Bouncy, elastic fiber (from the medium wools, and some long wools) is frequently used in warm wooly outerwear. These are very versatile fibers.
The more air spun into the yarn, the warmer it is. The spin used for a wooly project is typically a “woolen” spin, which is a particular technique used by spinners to actually keep as much air in the yarn as possible, giving it a round, buoyant feel. The fleeces are a bit more open than the finewools, but denser than the longwools as a general rule. They grow less length than the longwools per year, but more than the fines.
Finewools are synonymous with next-to-the-skin softness. These breeds produce a tiny, crimped-very-fine and soft fiber. The fleeces are usually very tightly packed together and grow more slowly, producing a shorter staple length in a year’s clip. Put your hands into a lovely finewool fleece and you will immediately recognize the softness.
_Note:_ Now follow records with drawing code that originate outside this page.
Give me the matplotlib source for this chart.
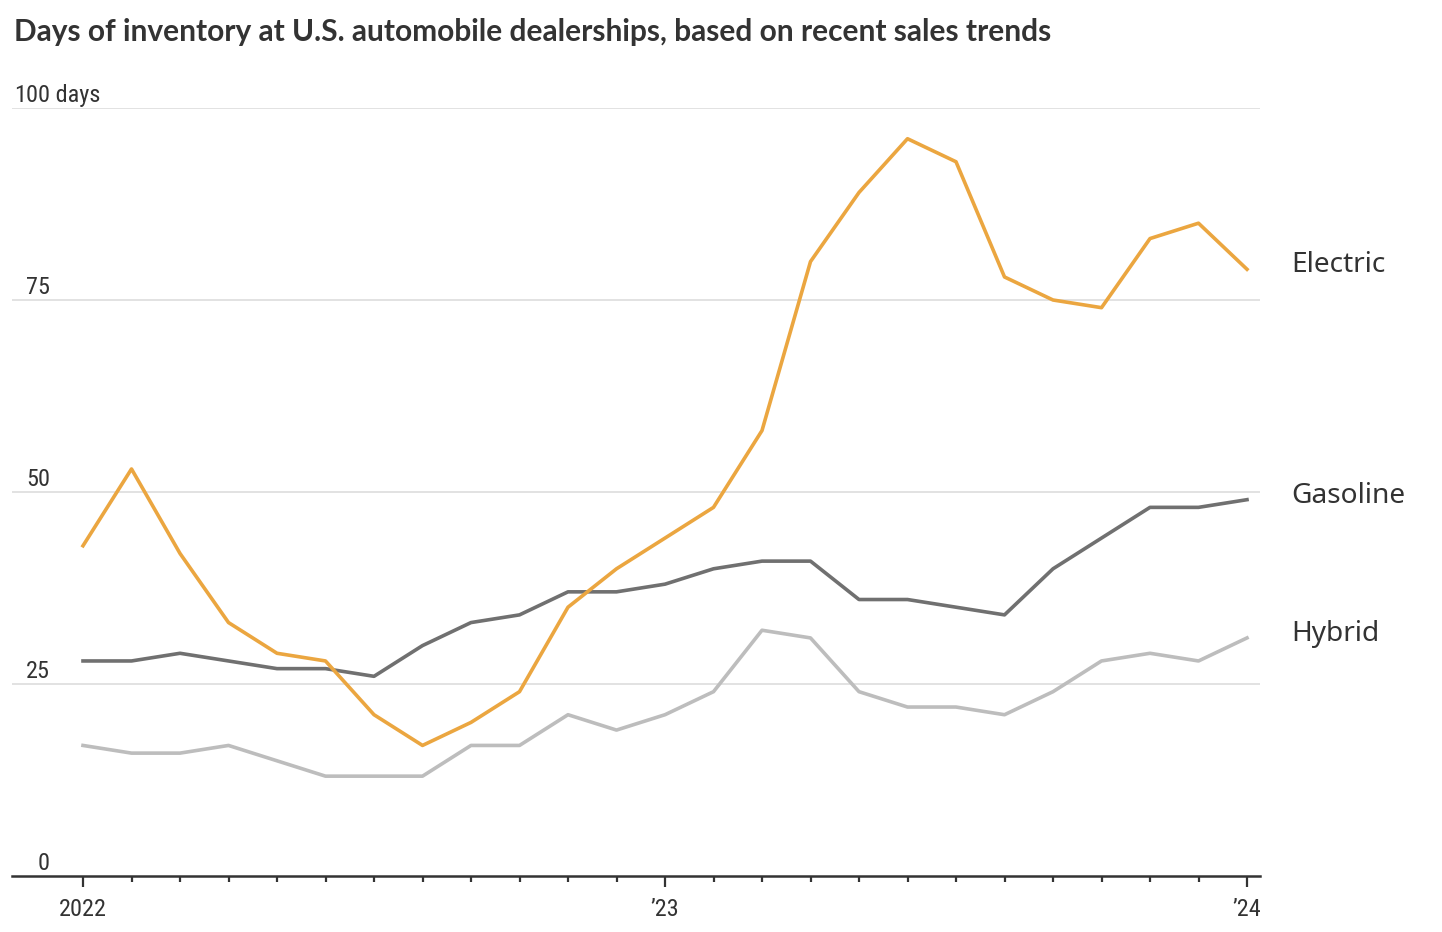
import matplotlib
matplotlib.use("Agg")
import matplotlib.pyplot as plt
import matplotlib.transforms as mtransforms

months = list(range(25))  # Jan 2022 .. Jan 2024
electric = [43, 53, 42, 33, 29, 28, 21, 17, 20, 24, 35, 40,
            44, 48, 58, 80, 89, 96, 93, 78, 75, 74, 83, 85, 79]
gasoline = [28, 28, 29, 28, 27, 27, 26, 30, 33, 34, 37, 37,
            38, 40, 41, 41, 36, 36, 35, 34, 40, 44, 48, 48, 49]
hybrid = [17, 16, 16, 17, 15, 13, 13, 13, 17, 17, 21, 19,
          21, 24, 32, 31, 24, 22, 22, 21, 24, 28, 29, 28, 31]
year_ticks = [0, 12, 24]
year_labels = ["2022", "\u201923", "\u201924"]
y_ticks = [25, 50, 75, 100]
y_labels = ["0", "25", "50", "75", "100"]

narrow = ["Roboto Condensed", "Liberation Sans Narrow", "Roboto"]
text_color = "#333333"

fig = plt.figure(figsize=(14.42, 9.32), dpi=100)
W, H = 1442, 932
ax = fig.add_axes([12 / W, 56 / H, (1260 - 12) / W, (876 - 108) / H])

x_left = (12 - 83) / 48.5
x_right = (1260 - 83) / 48.5
ax.set_xlim(x_left, x_right)
ax.set_ylim(0, 100)

for v in y_ticks:
    ax.axhline(v, color="#dddddd", lw=1.2, zorder=1)

ax.plot(months, hybrid, color="#bdbdbd", lw=2.6, zorder=3)
ax.plot(months, gasoline, color="#707070", lw=2.6, zorder=4)
ax.plot(months, electric, color="#eba640", lw=2.6, zorder=5)

for s in ["top", "right", "left"]:
    ax.spines[s].set_visible(False)
ax.spines["bottom"].set_color(text_color)
ax.spines["bottom"].set_linewidth(1.8)
ax.set_yticks([])

ax.set_xticks(year_ticks)
ax.set_xticklabels(year_labels, family=narrow, fontsize=17.5, color=text_color)
ax.set_xticks(months, minor=True)
ax.tick_params(axis="x", which="major", length=8, width=1.6, color=text_color, pad=8)
ax.tick_params(axis="x", which="minor", length=4, width=1.6, color=text_color)

# y labels: numbers right aligned at x=50px, sitting above gridlines
trans = mtransforms.blended_transform_factory(fig.transFigure, ax.transData)
offset = mtransforms.ScaledTranslation(0, 1 / 100, fig.dpi_scale_trans)
for v, lab in zip([0] + y_ticks, y_labels):
    ax.text(50 / W, v, lab, transform=trans + offset, ha="right", va="bottom",
            family=narrow, fontsize=17.5, color=text_color)
ax.text(50 / W, 100, " days", transform=trans + offset, ha="left", va="bottom",
        family=narrow, fontsize=17.5, color=text_color)

# series labels
for name, yv in [("Electric", 79.5), ("Gasoline", 49.5), ("Hybrid", 31.5)]:
    ax.text((1291 - 83) / 48.5, yv, name, ha="left", va="center",
            family="Noto Sans", fontsize=20.2, color=text_color, clip_on=False)

fig.text(14 / W, 1 - 32 / H, "Days of inventory at U.S. automobile dealerships, based on recent sales trends",
         ha="left", va="center", family="Lato", weight="bold", fontsize=21.5, color=text_color)

fig.savefig("out.png", dpi=100, facecolor="white")
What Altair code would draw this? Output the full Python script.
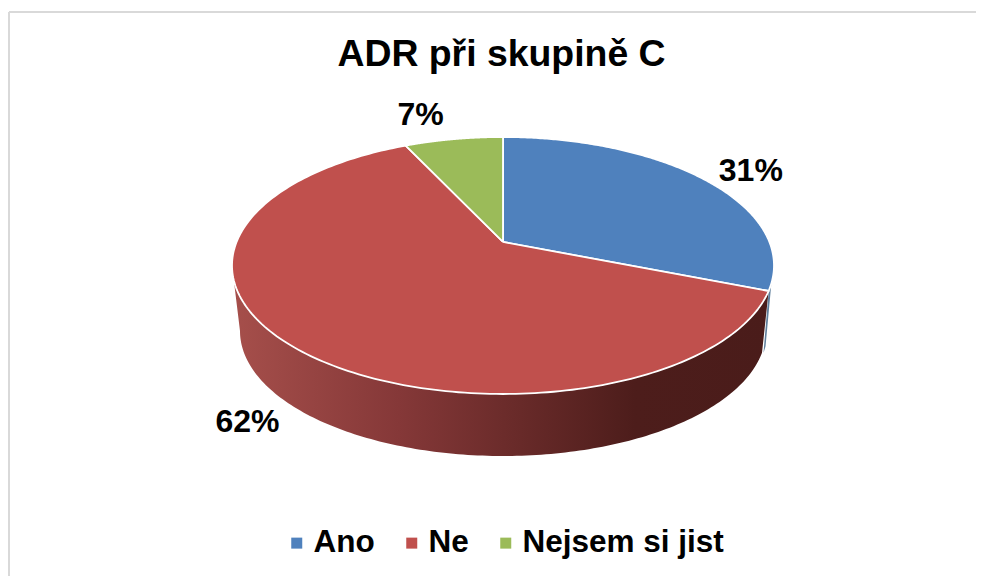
import numpy as np
import pandas as pd
import altair as alt

categories = ["Ano", "Ne", "Nejsem si jist"]
values = [31, 62, 7]
colors = ["#4F81BD", "#C0504D", "#9BBB59"]
labels = ["31%", "62%", "7%"]
title_text = "ADR při skupině C"
FONT = "Liberation Sans"

# Pie geometry in picture units
CX, CY, RX, RY, TILT = 503.0, 265.5, 271.0, 128.5, 0.183
LOW_CY, LOW_RX, LOW_RY = 331.0, 263.0, 125.0


def rim(theta, cy=CY, rx=RX, ry=RY):
    """Perspective view of a circle point at clockwise angle theta from 12 o'clock."""
    u, v = np.sin(theta), np.cos(theta)
    d = 1 + TILT * v
    X = u * np.sqrt(1 - TILT ** 2) / d
    Y = (v + TILT) / d
    return CX + rx * X, cy - ry * Y


xdom = alt.Scale(domain=[8, 976], nice=False, zero=False)
ydom = alt.Scale(domain=[576, 8], nice=False, zero=False)
X = alt.X("x:Q", scale=xdom, axis=None)
Y = alt.Y("y:Q", scale=ydom, axis=None)


def polygon(xs, ys, **mark):
    df = pd.DataFrame({"x": xs, "y": ys, "i": np.arange(len(xs))})
    return alt.Chart(df).mark_line(**mark).encode(x=X, y=Y, order="i:Q")


fr = np.array(values) / sum(values) * 2 * np.pi
starts = np.concatenate([[0], np.cumsum(fr)[:-1]])
ends = np.cumsum(fr)

# side wall of the red slice
wt = np.linspace(np.radians(101.4), np.radians(270), 160)
tx, ty = CX + RX * np.sin(wt), CY - RY * np.cos(wt)
lt = np.linspace(np.radians(270), np.radians(100), 160)
lx, ly = CX + LOW_RX * np.sin(lt), LOW_CY - LOW_RY * np.cos(lt)
wall_grad = alt.Gradient(
    gradient="linear", x1=0, x2=1, y1=0, y2=0,
    stops=[
        alt.GradientStop(color="#A64F4B", offset=0),
        alt.GradientStop(color="#853838", offset=0.31),
        alt.GradientStop(color="#4D1D1B", offset=0.75),
        alt.GradientStop(color="#4A1C1A", offset=1),
    ],
)
wall = polygon(np.r_[tx, lx, tx[0]], np.r_[ty, ly, ty[0]], fill=wall_grad, strokeWidth=0)

# thin visible edge of the blue slice
bt = np.linspace(np.radians(98), np.radians(101.4), 6)
bx, by = CX + RX * np.sin(bt), CY - RY * np.cos(bt)
blt = np.linspace(np.radians(100), np.radians(97), 6)
blx, bly = CX + LOW_RX * np.sin(blt) + 1.5, LOW_CY - LOW_RY * np.cos(blt)
sliver = polygon(np.r_[bx, blx, bx[0]], np.r_[by, bly, by[0]], fill="#5F7F9C", strokeWidth=0)

# top face slices
slices = []
for s, e, c in zip(starts, ends, colors):
    th = np.linspace(s, e, 200)
    rx_, ry_ = rim(th)
    cx0, cy0 = CX, CY - RY * TILT
    slices.append(polygon(np.r_[cx0, rx_, cx0], np.r_[cy0, ry_, cy0],
                          fill=c, stroke="white", strokeWidth=1.8, strokeJoin="round"))

# percentage labels, anchored on the rim at each slice's mid angle
offsets = [(48, -8), (-45, 76), (-33, -24)]
text_layers = []
for s, e, lab, (dx, dy) in zip(starts, ends, labels, offsets):
    mx, my = rim(np.array([(s + e) / 2]))
    d = pd.DataFrame({"x": mx, "y": my, "t": [lab]})
    text_layers.append(
        alt.Chart(d).mark_text(font=FONT, fontWeight="bold", fontSize=32, color="black",
                               dx=dx, dy=dy, align="center", baseline="middle")
        .encode(x=X, y=Y, text="t:N")
    )

# frame lines
frame_l = alt.Chart(pd.DataFrame({"a": [0]})).mark_rule(color="#D9D9D9", strokeWidth=2).encode(
    x=alt.value(1), y=alt.value(4), y2=alt.value(568))
frame_t = alt.Chart(pd.DataFrame({"a": [0]})).mark_rule(color="#D9D9D9", strokeWidth=2).encode(
    x=alt.value(1), x2=alt.value(968), y=alt.value(4))

# legend carrier
legend_df = pd.DataFrame({"cat": categories, "x": [-100, -100, -100], "y": [-100, -100, -100]})
legend_layer = alt.Chart(legend_df).mark_square(size=0, clip=True).encode(
    x=X, y=Y,
    color=alt.Color(
        "cat:N",
        scale=alt.Scale(domain=categories, range=colors),
        legend=alt.Legend(
            title=None, orient="none", legendX=273, legendY=519, direction="horizontal",
            columns=3, symbolType="square", symbolSize=121, symbolStrokeWidth=0,
            labelFont=FONT, labelFontWeight="bold", labelFontSize=31.5, labelColor="black",
            labelLimit=400, columnPadding=21, labelOffset=1, symbolOpacity=1,
        ),
    ),
)

chart = alt.layer(frame_l, frame_t, wall, sliver, *slices, *text_layers, legend_layer).properties(
    width=968, height=568, padding=0, autosize="none",
    title=alt.TitleParams(title_text, font=FONT, fontWeight="bold", fontSize=37.4, color="black",
                          anchor="middle", frame="group", baseline="middle", dx=9.5, dy=88),
).configure_view(stroke=None)

chart.save("out.html", embed_options={"renderer": "svg", "actions": False})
Some of the meat breeds growers may be familiar with are “Down” breeds. They also produce fiber that can be in demand. Generally, these breeds are fine-to-medium wools, but the emphasis has historically not been on the fiber they produce. That is changing in many places, and people are appreciating these fibers. Their shorter staple causes some hand spinners to have difficulty spinning them, but for those who persevere, a lovely yarn is produced.
Hearing from those who desire your fiber, learning what they may be looking for and knowing how to discuss the attributes, gives you opportunity to step up your game.
Knowledge about what types of fibers are sought after—what purposes and the characteristics folks are seeking—can only help when looking at understanding and improving the quality of the product you produce. It also just may give you the confidence to try marketing your fiber and the tools to be successful.